保育園民営化問題2

移管法人への配慮は異常

 非常に厳しい財政状況におかれていた横浜市としては、早い時期に施策転換を目ざしていたと思われます。横浜市から提出されている準備書面にも、「民にできることは民に」という記載がありました。私も、その事を全て否定しません。民が「公正・公平」に競い合うことも必要だと思います。が、この保育所民営化のプロセスに関しては、移管法人に対して、不自然なほどの配慮がなされていたり、移管先の決定の経緯も釈然としません。
突詰めていくと、誰のためのなんのための「民営化」なのかが良くわからないし、保護者も疑念を抱くだろうと私は思います。
情報公開請求によって明らかになった選考委員会の議事録には、選考の過程で、選考委員から、「あすみ福祉会の財務状況が気になる、前年に園舎を立て替え、積み立て金を崩しタイミング的には気の毒だ、ここが移管を受けるのはかなりの負担になってくるのではないか」と指摘しています。法人監査においても、5年間に渡って継続的に要改善事項が指摘されているにも関わらず未改善だったといったことも報告されています。
また、当初、移管先は、市内の社会福祉法人とされていましたが、保育の質を最優先するために、保育所を良好に運営している社会福祉法人に限定し、さらに優秀な法人を広く募ることで保育の質を担保するためにも、市外の法人に門戸を開いたとしています。
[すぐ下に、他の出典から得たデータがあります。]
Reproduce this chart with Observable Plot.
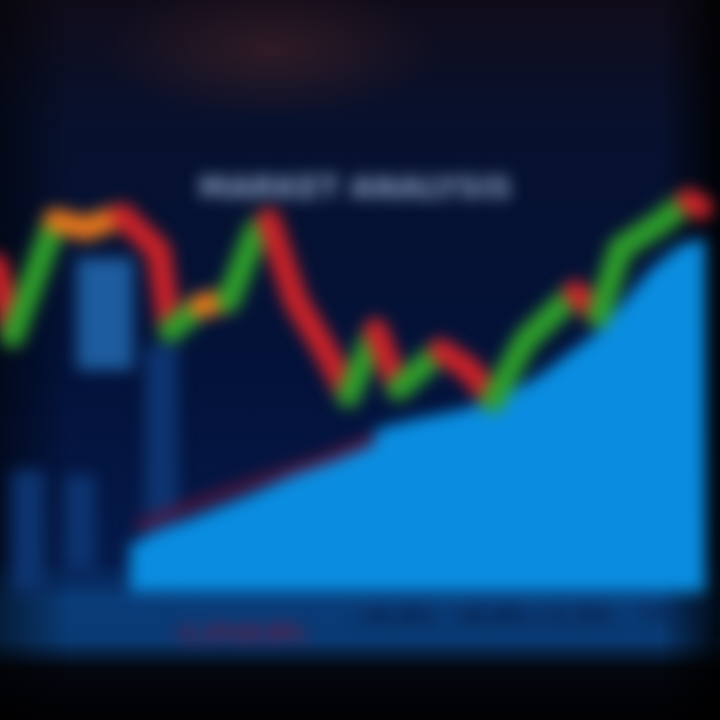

すでに、2000年から、認可保育所の設置主の制限が撤廃され、公立保育所の運営委託先の制限についても同様に撤廃するなど規制緩和が進められおり、社会福祉法人でなければ保育の質が担保できないという主張とは整合性がありません。
そもそも、移管先を最も手厚く公費が投入される社会福祉法人に限定したやり方が、「民でやれることは民でやる」という趣旨に沿いません。
設置基準の規制緩和が進んでも、認可保育所の整備に際して、整備費の3/4を補助する制度や、市が利息を負担する借入制度は、社会福祉法人のみにしか適されません。民営化を機に、この借入制度に、横浜市から有償譲渡を受ける保育所を適応施設とした、「保育所購入費」という項目もあらたに加えられています。市長はこれを従前からあった制度だと答弁されましたが、私が問題としたのは2004年1月に改定された「保育所購入費」の部分です。
これは、社会福祉事業振興金という融資制度ですが、社会福祉協議会が、金融機関から資金を借入れ、無利子で貸し付けるものです。その規定によると、金融機関から借り入れた資金に生ずる利子は「横浜市補助金」を持ってあてるとされています。
横浜市の土地をただで貸してあげて、備品ももちろんただで差し上げて、建物は、評価額の1/4で譲渡し、その資金調達の制度もつくってあげて、20年間その借入金の利子を横浜市が払ってあげるという、そもそも、このやり方が、民でやれることは民でやるといえるのでしょうか?変です。